Somalia has announced the expulsion of Ethiopia’s ambassador from the country amid rising tensions over a port deal dispute in the breakaway region of Somaliland.

Ethiopian Ambassador Mukhtar Mohamed was sent home for consultations, the office of Somalia’s prime minister said on Thursday. Mogadishu is also shutting down Ethiopia’s consulates in Hargeisa, the largest city and capital of Somaliland, and Garowe, the capital city of the semi-autonomous region of Puntland.

In a brief statement on X, Somalia’s Foreign Minister Ali Omar added that Mohamed has been given 72 hours to leave the country, following what he described as “Ethiopian interference” of Mogadishu’s “internal affairs.”

“Somalia stands firm on its sovereignty,” he wrote. “Our resolve in protecting our territory is steadfast.”

Al Jazeera’s Catherine Soi, reporting from the Kenyan capital, Nairobi, said the expulsion was a major diplomatic escalation.

“It appears that with what’s going on, it’s going to be a huge setback” in efforts to resolve the deal peacefully, Soi said.

The dispute arose after landlocked Ethiopia agreed on a memorandum of understanding on January 1 to lease 20km (12 miles) of coastline in Somaliland.

Under the deal, the coastland around the port of Berbera, on the Gulf of Aden, will be used by Ethiopia for 50 years for military and commercial purposes.

Ethiopia said it wanted to set up a naval base there and offered possible recognition of Somaliland in exchange, prompting defiance and anger from Somalia – which accused Ethiopia of trying to annex part of its territory – and fears the deal could further destabilise the Horn of Africa.

‘Landgrab’

Somalia claims Somaliland as its own territory, even though the northern region has enjoyed effective autonomy since 1991.

Somalia says the deal amounts to a landgrab, while Ethiopia says the deal is of a commercial nature and vital to its economic needs.

Somalia also felt that the Ethiopian government bypassed Mogadishu in reaching the deal, Al Jazeera’s Soi said.

Adding to the tension was Ethiopia’s recent meeting with officials from the semi-autonomous Puntland region of Somalia to discuss “bilateral” cooperation, she added.

In January, Somali President Hassan Sheikh Mohamud said in an exclusive interview with Al Jazeera that his country would “defend itself” if Ethiopia goes ahead with the deal.

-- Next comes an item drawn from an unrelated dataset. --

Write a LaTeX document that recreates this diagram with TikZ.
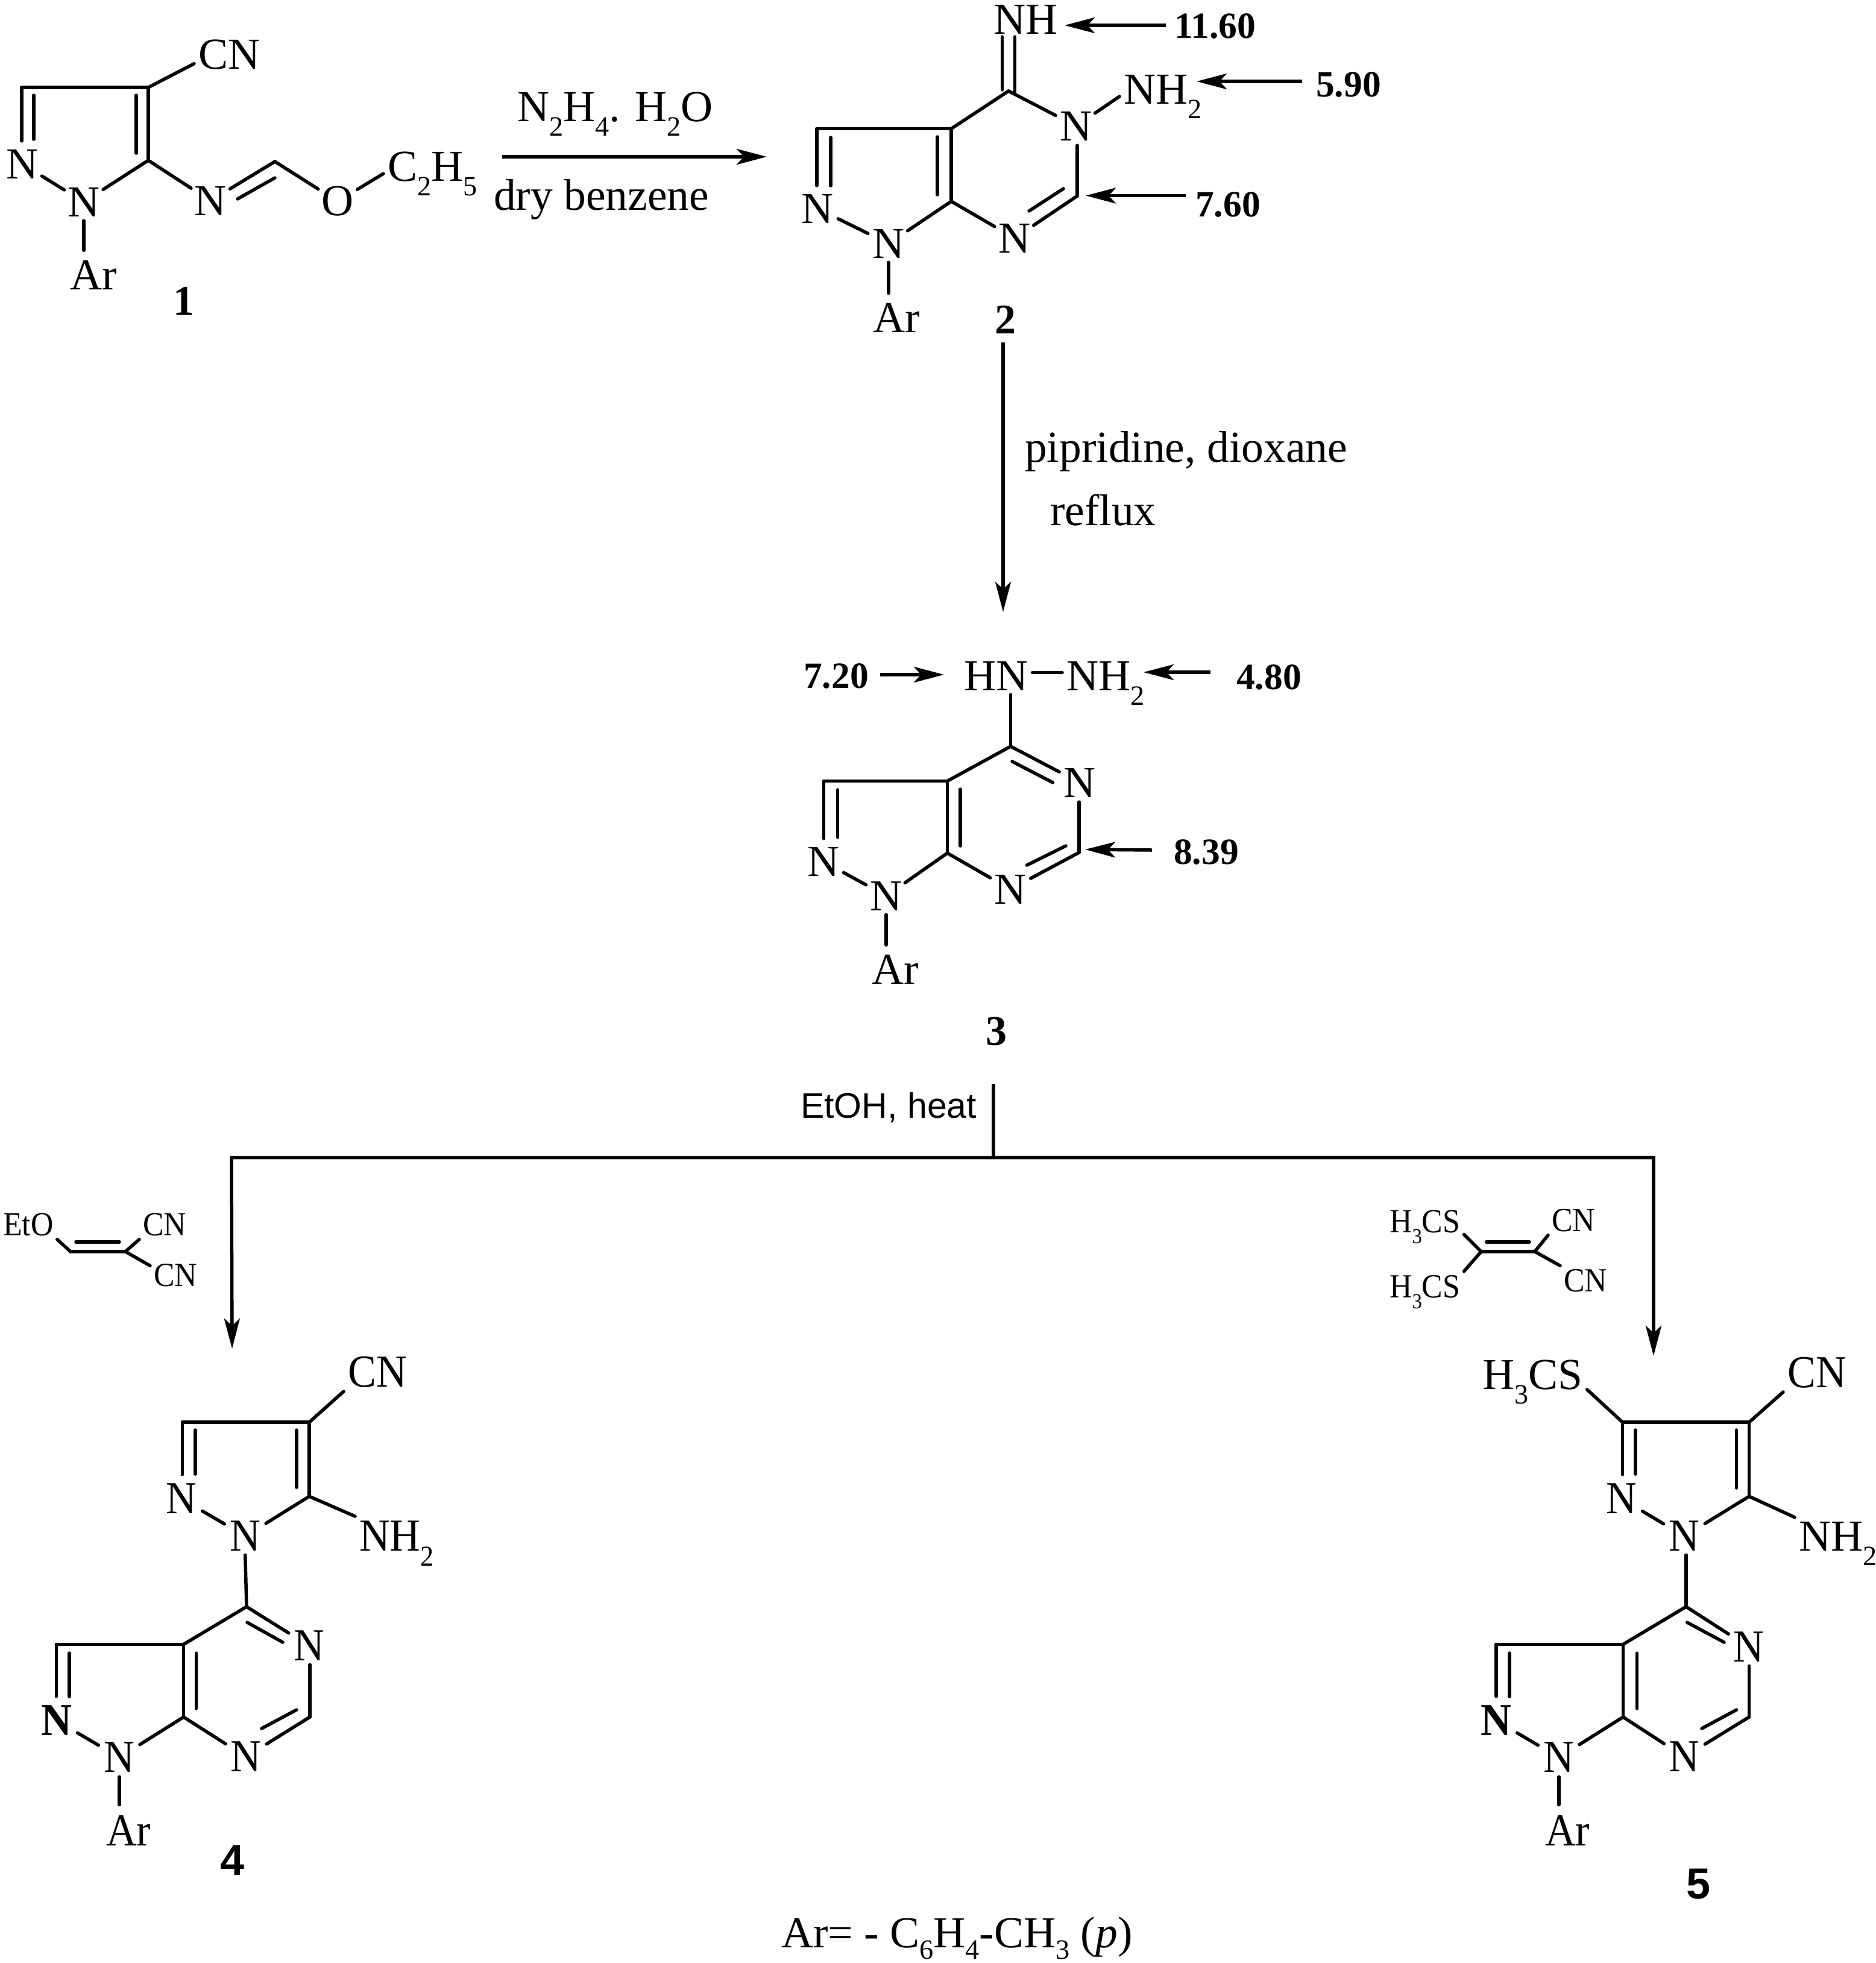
\documentclass[tikz,border=0pt]{standalone}
\usepackage{fontspec}
\usetikzlibrary{arrows.meta,calc}
\newfontfamily\ufont{Liberation Serif}
\newfontfamily\lfont[FakeStretch=0.925]{Liberation Serif}
\newfontfamily\afont{Liberation Sans}
\newcommand\sbs[1]{\raisebox{-.33em}{\scalebox{.63}{#1}}}
\newcommand\sbf[1]{\raisebox{-.27em}{\scalebox{.63}{#1}}}
\newcommand\Uf{\ufont\fontsize{73.5}{80}\selectfont}
\newcommand\Lf{\lfont\fontsize{76}{80}\selectfont}
\newcommand\Sf{\lfont\fontsize{56}{60}\selectfont}
\newcommand\ibond[3]{\coordinate (#1a) at (#2);\coordinate (#1b) at (#3);\draw[bond] (#1a) -- (#1b);}
\tikzset{
  bond/.style={line width=5.5pt,line cap=round},
  rx/.style={line width=5.5pt,line join=miter,-{Stealth[length=50pt,width=26pt,inset=12pt]}},
  plain/.style={line width=5.5pt},
  atomu/.style={circle,inner sep=0pt,minimum size=76pt,font=\Uf},
  atoml/.style={circle,inner sep=0pt,minimum size=80pt,font=\Lf},
  lu/.style={anchor=base west,xshift=-7pt,inner sep=7pt,font=\Uf},
  ll/.style={anchor=base west,xshift=-7pt,inner sep=7pt,font=\Lf},
  ls/.style={anchor=base west,xshift=-6pt,inner sep=6pt,font=\Sf},
  val/.style={anchor=base west,inner sep=0pt,font=\ufont\bfseries\fontsize{61.5}{64}\selectfont},
  num/.style={anchor=base west,inner sep=0pt,font=\ufont\bfseries\fontsize{70}{74}\selectfont},
  nums/.style={anchor=base west,inner sep=0pt,font=\afont\bfseries\fontsize{72}{76}\selectfont},
}
\begin{document}
\begin{tikzpicture}[x=1pt,y=-1pt]
\useasboundingbox (0,0) rectangle (3112,3256);
% ---------- compound 1
\coordinate (a1) at (36,145);\coordinate (a2) at (246,145);\coordinate (a3) at (246,266);\coordinate (a4) at (456,268);
\node[atomu] (n1a) at (37,272) {N};
\node[atomu] (n1b) at (139,335) {N};
\node[atomu] (n1c) at (349,333) {N};
\node[atomu] (o1) at (560,334) {O};
\node[lu] (cn1) at (329,114) {CN};
\node[lu] (et1) at (643,300) {C\sbs{2}H\sbs{5}};
\node[lu] (ar1) at (116,480) {Ar};
\node[num] (l1) at (287,522) {1};
\draw[bond] (a1) -- (a2);
\draw[bond] (a2) -- (a3);
\draw[bond] (a1) -- (a1 |- n1a.north);
\ibond{i1}{56,158}{56,231}
\ibond{i2}{226,158}{226,254}
\draw[bond] (n1a) -- (n1b);
\draw[bond] (a3) -- (n1b);
\draw[bond] (a3) -- (n1c);
\draw[bond] (a2) -- (cn1.195);
\draw[bond] (n1c) -- (a4);
\ibond{i3}{394,330}{456,295}
\draw[bond] (a4) -- (o1);
\draw[bond] (o1) -- (et1.west);
\draw[bond,shorten <=-7pt,shorten >=9pt] (n1b.south) -- (n1b.south |- ar1.north);
% ---------- arrow 1->2
\coordinate (r1s) at (833,260);\coordinate (r1e) at (1272,260);
\draw[rx] (r1s) -- (r1e);
\node[lu] (rg1) at (858,201) {N\sbs{2}H\sbs{4}. H\sbs{2}O};
\node[lu] (rg2) at (819,348) {dry benzene};
% ---------- compound 2
\coordinate (b1) at (1673,151);\coordinate (b2) at (1578,213.5);\coordinate (b3) at (1355,213.5);\coordinate (b4) at (1578,334);\coordinate (b5) at (1787,325);
\node[lu] (nh2a) at (1648,56) {NH};
\node[atomu] (n2a) at (1785,209) {N};
\node[lu] (nh2b) at (1864,172) {NH\sbs{2}};
\node[atomu] (n2b) at (1683,395) {N};
\node[atomu] (n2c) at (1474,404) {N};
\node[atomu] (n2d) at (1356,346) {N};
\node[lu] (ar2) at (1448,551) {Ar};
\node[num] (l2) at (1650,553) {2};
\ibond{i4}{1662.5,61}{1662.5,149}
\ibond{i5}{1683.5,61}{1683.5,153}
\draw[bond] (b1) -- (b2);
\draw[bond] (b2) -- (b3);
\draw[bond] (b2) -- (b4);
\draw[bond] (b3) -- (b3 |- n2d.north);
\ibond{i6}{1378,228}{1378,308}
\ibond{i7}{1555,227}{1555,323}
\draw[bond] (b1) -- (n2a);
\draw[bond] (n2a) -- (nh2b.west);
\draw[bond,shorten <=-6pt] (b5 |- n2a.south) -- (b5);
\draw[bond] (b5) -- (n2b);
\ibond{i8}{1707,350}{1764,313}
\draw[bond] (b4) -- (n2b);
\draw[bond] (b4) -- (n2c);
\draw[bond] (n2d) -- (n2c);
\draw[bond,shorten <=-7pt,shorten >=9pt] (n2c.south) -- (n2c.south |- ar2.north);
\node[val] (v1) at (1948,63) {11.60};
\node[val] (v2) at (2183,160) {5.90};
\node[val] (v3) at (1983,359) {7.60};
\coordinate (v1s) at (1934,42);\coordinate (v1e) at (1766,42);
\coordinate (v2s) at (2160,135);\coordinate (v2e) at (1985,135);
\coordinate (v3s) at (1967,324.5);\coordinate (v3e) at (1801,324.5);
\draw[rx] (v1s) -- (v1e);
\draw[rx] (v2s) -- (v2e);
\draw[rx] (v3s) -- (v3e);
% ---------- arrow 2->3
\coordinate (r2s) at (1664,568);\coordinate (r2e) at (1664,1015);
\draw[rx] (r2s) -- (r2e);
\node[lu] (rg3) at (1700,766) {pipridine, dioxane};
\node[lu] (rg4) at (1742,871) {reflux};
% ---------- compound 3
\coordinate (c1) at (1676.5,1238);\coordinate (c2) at (1571.5,1295.5);\coordinate (c3) at (1366.5,1295.5);\coordinate (c4) at (1571.5,1415);\coordinate (c5) at (1790,1414);
\node[lu] (hn3) at (1599,1145) {HN};
\node[lu] (nh3) at (1769,1145) {NH\sbs{2}};
\node[atomu] (n3a) at (1791,1298) {N};
\node[atomu] (n3b) at (1676,1475) {N};
\node[atomu] (n3c) at (1470,1486) {N};
\node[atomu] (n3d) at (1366,1429) {N};
\node[lu] (ar3) at (1446,1632) {Ar};
\node[num] (l3) at (1635,1733) {3};
\draw[bond] (hn3.5) -- (hn3.5 -| nh3.west);
\draw[bond] (c1 |- hn3.south) -- (c1);
\draw[bond] (c1) -- (c2);
\draw[bond] (c2) -- (c3);
\draw[bond] (c2) -- (c4);
\draw[bond] (c3) -- (c3 |- n3d.north);
\ibond{i9}{1389.5,1310}{1389.5,1389}
\ibond{i10}{1593,1309}{1593,1403}
\draw[bond] (c1) -- (n3a);
\ibond{i11}{1679,1263}{1746.5,1298}
\draw[bond,shorten <=-6pt] (c5 |- n3a.south) -- (c5);
\draw[bond] (c5) -- (n3b);
\ibond{i12}{1703.5,1435}{1768,1403}
\draw[bond] (c4) -- (n3b);
\draw[bond] (c4) -- (n3c);
\draw[bond] (n3d) -- (n3c);
\draw[bond,shorten <=-7pt,shorten >=9pt] (n3c.south) -- (n3c.south |- ar3.north);
\node[val] (v4) at (1333,1141) {7.20};
\node[val] (v5) at (2051,1143) {4.80};
\node[val] (v6) at (1947,1433) {8.39};
\coordinate (v4s) at (1460,1119);\coordinate (v4e) at (1566,1119);
\coordinate (v5s) at (2008,1115);\coordinate (v5e) at (1897,1115);
\coordinate (v6s) at (1911,1410);\coordinate (v6e) at (1800,1409);
\draw[rx] (v4s) -- (v4e);
\draw[rx] (v5s) -- (v5e);
\draw[rx] (v6s) -- (v6e);
% ---------- branch
\node[anchor=base west,inner sep=0pt,font=\afont\fontsize{59}{62}\selectfont] (et) at (1328,1854) {EtOH, heat};
\coordinate (t0) at (1648,1798);\coordinate (t1) at (1648,1920);
\coordinate (jl) at (384,1920);\coordinate (jr) at (2743,1920);
\coordinate (al) at (385,2237);\coordinate (ar) at (2743,2249);
\draw[plain] (t0) -- (t1);
\draw[rx] (t1) -- (jl) -- (al);
\draw[rx] (t1) -- (jr) -- (ar);
% ---------- reagent left
\coordinate (d1) at (117,2076);\coordinate (d2) at (208,2076);
\node[ls] (eto) at (5,2049) {EtO};
\node[ls] (cna) at (237,2049) {CN};
\node[ls] (cnb) at (255,2133) {CN};
\draw[bond] (eto.south east) -- (d1);
\draw[bond] (d1) -- (d2);
\ibond{i13}{126,2060}{198,2060}
\draw[bond] (d2) -- (cna.south west);
\draw[bond] (d2) -- (cnb.160);
% ---------- reagent right
\coordinate (g1) at (2457,2076);\coordinate (g2) at (2546,2076);
\node[ls] (sa) at (2305,2044) {H\sbs{3}CS};
\node[ls] (sb) at (2305,2152) {H\sbs{3}CS};
\node[ls] (cnc) at (2574,2042) {CN};
\node[ls] (cnd) at (2594,2142) {CN};
\draw[bond] (sa.-11) -- (g1);
\draw[bond] (sb.north east) -- (g1);
\draw[bond] (g1) -- (g2);
\ibond{i14}{2465.5,2060}{2537,2060}
\draw[bond] (g2) -- (cnc.south west);
\draw[bond] (g2) -- (cnd.150);
% ---------- compound 4
\coordinate (e1) at (302.5,2359);\coordinate (e2) at (513,2359);\coordinate (e3) at (513,2482);
\coordinate (f1) at (409,2665);\coordinate (f2) at (304.6,2727.4);\coordinate (f3) at (93.4,2727.4);\coordinate (f4) at (304.6,2848);\coordinate (f5) at (514,2848);
\node[ll] (cn4) at (577,2300) {CN};
\node[atoml] (n4a) at (301,2486) {N};
\node[atoml] (n4b) at (407,2548) {N};
\node[ll] (nh4) at (596,2572) {NH\sbs{2}};
\node[atoml] (n4c) at (513,2730) {N};
\node[atoml] (n4d) at (408,2914) {N};
\node[atoml] (n4e) at (198,2915) {N};
\node[atoml,font=\Lf\bfseries] (n4f) at (94,2854) {N};
\node[ll] (ar4) at (176,3061) {Ar};
\node[nums] (l4) at (365,3110) {4};
\draw[bond] (e1) -- (e2);
\draw[bond] (e2) -- (e3);
\draw[bond] (e2) -- (cn4.south west);
\draw[bond] (e1) -- (e1 |- n4a.north);
\ibond{i15}{324,2372}{324,2445}
\ibond{i16}{492,2372}{492,2467}
\draw[bond] (n4a) -- (n4b);
\draw[bond] (e3) -- (n4b);
\draw[bond] (e3) -- (nh4.north west);
\draw[bond,shorten <=-9pt] (n4b.south) -- (f1);
\draw[bond] (f1) -- (f2);
\draw[bond] (f2) -- (f3);
\draw[bond] (f2) -- (f4);
\draw[bond] (f1) -- (n4c);
\ibond{i17}{410,2691}{469,2724}
\draw[bond,shorten <=-9pt] (f5 |- n4c.south) -- (f5);
\draw[bond] (f5) -- (n4d);
\ibond{i18}{434,2867}{492,2836}
\draw[bond] (f4) -- (n4d);
\draw[bond] (f4) -- (n4e);
\draw[bond] (n4f) -- (n4e);
\draw[bond] (f3) -- (f3 |- n4f.north);
\ibond{i19}{115,2742}{115,2814}
\ibond{i20}{325.5,2742}{325.5,2834}
\draw[bond,shorten <=-8pt,shorten >=10pt] (n4e.south) -- (n4e.south |- ar4.north);
% ---------- compound 5
\coordinate (h1) at (2691.5,2359);\coordinate (h2) at (2901.5,2359);\coordinate (h3) at (2901.5,2482);
\coordinate (i1) at (2797,2665);\coordinate (i2) at (2692.5,2727.4);\coordinate (i3) at (2482,2727.4);\coordinate (i4) at (2692.5,2848);\coordinate (i5) at (2901.5,2848);
\node[lu] (tms) at (2459,2304) {H\sbs{3}CS};
\node[ll] (cn5) at (2965,2301) {CN};
\node[atoml] (n5a) at (2690,2486) {N};
\node[atoml] (n5b) at (2794,2548) {N};
\node[lu] (nh5) at (2984,2572) {NH\sbs{2}};
\node[atoml] (n5c) at (2901,2732) {N};
\node[atoml] (n5d) at (2794,2914) {N};
\node[atoml] (n5e) at (2586,2915) {N};
\node[atoml,font=\Lf\bfseries] (n5f) at (2482,2854) {N};
\node[ll] (ar5) at (2563,3061) {Ar};
\node[nums] (l5) at (2797,3149) {5};
\draw[bond] (tms.-8) -- (h1);
\draw[bond] (h1) -- (h2);
\draw[bond] (h2) -- (h3);
\draw[bond] (h2) -- (cn5.south west);
\draw[bond] (h1) -- (h1 |- n5a.north);
\ibond{j1}{2713,2372}{2713,2445}
\ibond{j2}{2880.6,2372}{2880.6,2468}
\draw[bond] (n5a) -- (n5b);
\draw[bond] (h3) -- (n5b);
\draw[bond] (h3) -- (nh5.north west);
\draw[bond,shorten <=-9pt] (i1 |- n5b.south) -- (i1);
\draw[bond] (i1) -- (i2);
\draw[bond] (i2) -- (i3);
\draw[bond] (i2) -- (i4);
\draw[bond] (i1) -- (n5c);
\ibond{j3}{2798.6,2691}{2860,2724}
\draw[bond,shorten <=-9pt] (i5 |- n5c.south) -- (i5);
\draw[bond] (i5) -- (n5d);
\ibond{j4}{2823,2867}{2880.6,2836}
\draw[bond] (i4) -- (n5d);
\draw[bond] (i4) -- (n5e);
\draw[bond] (n5f) -- (n5e);
\draw[bond] (i3) -- (i3 |- n5f.north);
\ibond{j5}{2504,2742}{2504,2814}
\ibond{j6}{2715.6,2742}{2715.6,2834}
\draw[bond,shorten <=-8pt,shorten >=10pt] (n5e.south) -- (n5e.south |- ar5.north);
% ---------- footnote
\node[anchor=base west,inner sep=0pt,font=\Uf] (foot) at (1296,3230) {Ar= - C\sbf{6}H\sbf{4}-CH\sbf{3} (\textit{p})};
\end{tikzpicture}
\end{document}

Mohamud said Ethiopian assets would have to cross into Somalia’s territory to reach the leased area and warned Addis Ababa against taking such a step.

“So far Ethiopians haven’t come into Somalia. If they will, then that will be a problem at a different level,” Mohamud said.

He also accused Ethiopian Prime Minister Abiy Ahmed of having kept him “in the dark” about the deal with Somaliland when they met in Djibouti in late December for “very good” talks on the “unity” of Somalia, just days before the MoU was signed.

Asked whether he thought there could be a win-win solution to the crisis, which has stoked fears of a prolonged diplomatic rift, he said the ball was in Ethiopia’s court.

“We want Ethiopia to have access to the sea, there is no question about that,” Mohamud said, adding that the federal government was ready to negotiate a deal with Addis Ababa.

“But grabbing a piece of land, we are not ready for that.”